On Multiculturalism

Looking out to a possible future, to a time hopefully not too far off, and seeing a more diverse and inclusive country gives me hope. To me, a more multicultural world is a better world.

As a designer, that is a common starting point for many of my projects. With clients and collaborators, this is a common understanding we all share. Trying to solve problems together we see this as either a common beginning or part of the place we’re trying to go together. So the thing that worries me, if you don’t see multiculturalism as a positive, then where does that leave us?

If multiculturalism is a bad thing, stripping away at the traditional fabric of a place, what are we to do about it? Sure, we can talk as neighbors and citizens about these things, and we should. But we probably won’t work on a project together, will we? If I want to see a community more welcoming to those who are different, and you do not, how are we going to come together to find solutions to a problem we don’t agree on? 

For example, in a recent workshop, we ideated around huge issues — racism, sexism, poverty, and gun violence. The starting point we began from included an understanding that in the not too distant future, America’s population was going to be more multicultural. The numbers are obvious. Everyone in the room understood this and agreed it was a positive. Then we worked together to try to find approaches we could take to address these huge issues. 

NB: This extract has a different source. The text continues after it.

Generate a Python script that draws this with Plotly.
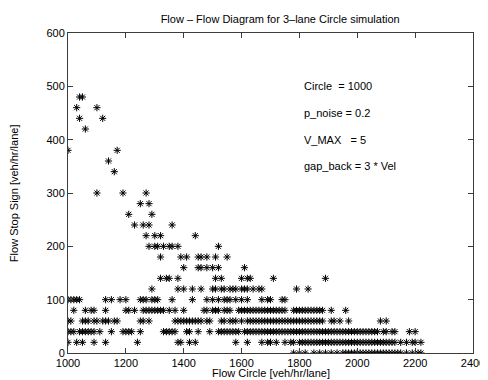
import plotly.graph_objects as go

# stop-sign flow levels (y) and the circle flows (x) seen on each level
stop_levels = [0, 20, 40, 60, 80, 100, 120, 140, 160, 180, 200, 220, 240, 260,
               280, 300, 340, 360, 380, 420, 440, 460, 480]

row_0 = [1780, 1800, 1820, 1850, 1870, 1890, 1910, 1930, 1950, 1960, 1970, 1980,
         1990, 2000, 2010, 2020, 2030, 2040, 2050, 2060, 2070, 2080, 2090, 2100,
         2110, 2120, 2130, 2140, 2150, 2170, 2190, 2210, 2220]
row_20 = [1000, 1030, 1050, 1090, 1130, 1240, 1380, 1390, 1420, 1440, 1580, 1620,
          1670, 1690, 1700, 1720, 1750, 1770, 1780, 1800, 1810, 1820, 1830, 1840,
          1850, 1860, 1870, 1880, 1890, 1900, 1910, 1920, 1930, 1940, 1950, 1960,
          1970, 1980, 1990, 2000, 2010, 2020, 2030, 2040, 2050, 2060, 2070, 2080,
          2090, 2100, 2110, 2120, 2130, 2150, 2170, 2190, 2200, 2220]
row_40 = [1000, 1010, 1020, 1040, 1050, 1060, 1070, 1080, 1090, 1110, 1150, 1190,
          1200, 1210, 1220, 1250, 1330, 1340, 1350, 1360, 1370, 1410, 1420, 1450,
          1490, 1520, 1530, 1540, 1550, 1560, 1570, 1580, 1590, 1610, 1620, 1630,
          1640, 1650, 1660, 1670, 1680, 1690, 1700, 1710, 1720, 1730, 1740, 1750,
          1760, 1770, 1780, 1790, 1800, 1810, 1820, 1830, 1840, 1850, 1860, 1870,
          1880, 1890, 1900, 1910, 1920, 1930, 1940, 1950, 1960, 1970, 1980, 1990,
          2000, 2010, 2020, 2030, 2040, 2050, 2060, 2070, 2090, 2100, 2120, 2130,
          2180, 2200]
row_60 = [1000, 1010, 1050, 1060, 1070, 1090, 1100, 1120, 1130, 1140, 1160, 1170,
          1250, 1260, 1280, 1370, 1380, 1390, 1400, 1410, 1420, 1430, 1440, 1450,
          1460, 1480, 1490, 1530, 1540, 1560, 1570, 1580, 1600, 1620, 1630, 1640,
          1650, 1660, 1670, 1680, 1690, 1700, 1710, 1720, 1730, 1740, 1750, 1760,
          1770, 1780, 1790, 1800, 1810, 1820, 1830, 1840, 1850, 1860, 1870, 1880,
          1910, 1920, 1940, 1970, 2080, 2100]
row_80 = [1020, 1060, 1080, 1090, 1130, 1200, 1210, 1230, 1260, 1270, 1280, 1290,
          1300, 1310, 1320, 1330, 1350, 1370, 1400, 1470, 1480, 1500, 1510, 1520,
          1540, 1550, 1560, 1590, 1600, 1610, 1620, 1630, 1640, 1650, 1660, 1670,
          1680, 1690, 1700, 1710, 1720, 1730, 1740, 1750, 1780, 1790, 1800, 1810,
          1820, 1830, 1840, 1850, 1860, 1870, 1880, 1910, 1960]
row_100 = [1000, 1010, 1020, 1030, 1040, 1130, 1150, 1180, 1200, 1250, 1260, 1270,
           1290, 1300, 1310, 1360, 1430, 1480, 1500, 1520, 1540, 1550, 1560, 1580,
           1600, 1620, 1670, 1690, 1700, 1740, 1750]
row_120 = [1290, 1380, 1400, 1430, 1460, 1500, 1510, 1530, 1540, 1560, 1570, 1580,
           1600, 1610, 1620, 1640, 1660, 1670, 1790, 1830]
row_140 = [1320, 1340, 1350, 1380, 1510, 1530, 1600, 1620, 1630, 1710, 1890]
row_160 = [1400, 1450, 1460, 1480, 1500, 1520, 1610]
row_180 = [1320, 1390, 1410, 1450, 1460, 1480, 1510, 1550]
row_200 = [1280, 1300, 1310, 1330, 1350, 1360, 1380, 1520]
row_220 = [1270, 1300, 1320, 1440]
row_240 = [1230, 1260, 1280, 1360]
row_260 = [1210, 1290]
row_280 = [1250, 1280]
row_300 = [1100, 1190, 1270]
row_340 = [1160]
row_360 = [1140]
row_380 = [1000, 1170]
row_420 = [1060]
row_440 = [1040, 1120]
row_460 = [1030, 1100]
row_480 = [1040, 1050]

rows = [row_0, row_20, row_40, row_60, row_80, row_100, row_120, row_140, row_160,
        row_180, row_200, row_220, row_240, row_260, row_280, row_300, row_340,
        row_360, row_380, row_420, row_440, row_460, row_480]

params = ["Circle  = 1000", "p_noise = 0.2", "V_MAX   = 5", "gap_back = 3 * Vel"]
param_y = [500, 450, 400, 350]

x_vals, y_vals = [], []
for level, xs in zip(stop_levels, rows):
    x_vals += xs
    y_vals += [level] * len(xs)

FONT = "Liberation Sans, Arial, Helvetica, sans-serif"

fig = go.Figure()
fig.add_trace(go.Scatter(
    x=x_vals, y=y_vals, mode="markers",
    marker=dict(symbol="asterisk-open", size=6, color="black",
                line=dict(color="black", width=1)),
    showlegend=False, hoverinfo="x+y"
))

for txt, yy in zip(params, param_y):
    fig.add_annotation(x=1810, y=yy, xref="x", yref="y", text=txt.replace(" ", "&nbsp;"),
                       showarrow=False, xanchor="left", yanchor="middle",
                       font=dict(size=11, family=FONT, color="black"))

# axis titles placed by hand, like the matlab layout
fig.add_annotation(x=0.5, y=-0.063, xref="paper", yref="paper",
                   text="Flow Circle [veh/hr/lane]", showarrow=False,
                   xanchor="center", yanchor="middle",
                   font=dict(size=11, family=FONT, color="black"))
fig.add_annotation(x=-0.133, y=0.5, xref="paper", yref="paper",
                   text="Flow Stop Sign [veh/hr/lane]", showarrow=False, textangle=-90,
                   xanchor="center", yanchor="middle",
                   font=dict(size=11, family=FONT, color="black"))

axis_style = dict(
    showgrid=False, zeroline=False, showline=True, linecolor="#3c3c3c", linewidth=1,
    mirror="ticks", ticks="inside", ticklen=5, tickcolor="#3c3c3c", automargin=False,
    tickfont=dict(size=11, family=FONT, color="black"),
)

# the page body adds an 8px offset, so the figure is 8px smaller on each side
fig.update_layout(
    width=480, height=372,
    paper_bgcolor="white", plot_bgcolor="white",
    margin=dict(l=60, r=15, t=25, b=27),
    font=dict(family=FONT, size=11, color="black"),
    title=dict(text="Flow – Flow Diagram for 3–lane Circle simulation",
               x=0.567, xanchor="center", y=0.97, yanchor="middle",
               font=dict(size=11, family=FONT, color="black")),
    xaxis=dict(range=[1000, 2400], tickvals=[1000, 1200, 1400, 1600, 1800, 2000, 2200, 2400],
               ticklabelstandoff=0, **axis_style),
    yaxis=dict(range=[0, 600], tickvals=[0, 100, 200, 300, 400, 500, 600],
               **axis_style),
)

fig.write_html("out.html")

Designers, civic leaders, teachers, entrepreneurs, and community members collaborated in a co-ceation process for civic engagement. We ideated, discussed, shared, and received feedback. And we started to see visions appear for a better future. One with more racial equity, gender equity, more understanding around what poverty looks like, and a safer environment where guns are not so pervasive.

But, if this starts to help further solidify a world where diversity and inclusion is praised, and you are against a multicultural view of the world, do you want these outcomes at all? And if this is the foundation of how I see the world in the coming years, I probably will not compromise. 

Where does that leave us?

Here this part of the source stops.